StockTi Editorial · · 2 min read · 2 views
Sheng Siong Stock Slides on OCBC Downgrade Despite Higher Valuation Target

Shares of Singapore supermarket chain Sheng Siong Group declined significantly on Wednesday, closing 4.2% lower at S$2.73 after an earlier intraday drop of 6%. The sell-off followed a rating downgrade from OCBC Investment Research, which moved its recommendation from a more positive stance to "hold."

Valuation Concerns Ahead of Earnings

Analyst Chu Peng at OCBC highlighted that the stock's valuation appears stretched as the company approaches the release of its full-year 2025 financial results on March 2. She pointed to a 12-month forward price-to-earnings ratio of 24.8 times, which is notably higher than the historical average of 19.6 times.

Despite the downgrade, OCBC raised its fair value estimate for Sheng Siong to S$2.89, up from S$2.77. The bank attributed this increase to a lower assumed cost of equity, reflecting the return investors currently expect from holding the stock. Chu maintained her existing earnings forecasts but indicated she is awaiting further insights from the upcoming results.

Defensive Appeal Amid Economic Cooling

The report acknowledges Sheng Siong's status as a defensive stock, which tends to be resilient during periods of economic slowdown and elevated inflation. Chu suggested that tighter household budgets could drive consumers toward more value-oriented grocery retailers. She also cited supportive factors like Singapore's 2025 budget measures, including Community Development Council (CDC) vouchers, and the S$5 billion Equity Market Development Programme aimed at boosting trading activity.

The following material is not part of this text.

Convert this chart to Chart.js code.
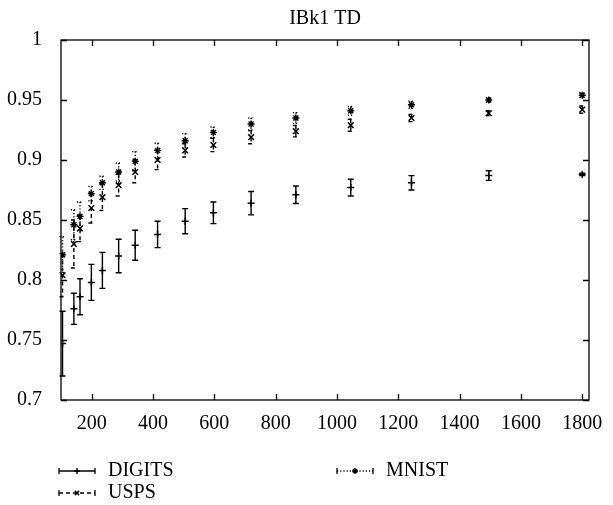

Supporting the defensive thesis, Singapore's retail sales rose 2.7% year-on-year in December 2025, with supermarket and hypermarket sales increasing 4%. OCBC projects retail sales growth to remain in the 2-3% range for 2026.

However, the downgrade serves as a caution that even defensive stocks can become overpriced. OCBC noted that Sheng Siong's stock surged approximately 60% in 2025, far outpacing the Straits Times Index's 23% gain. The broker believes much of the positive outlook is already reflected in the current share price, leaving limited room for upside unless the forthcoming earnings report delivers strong new catalysts.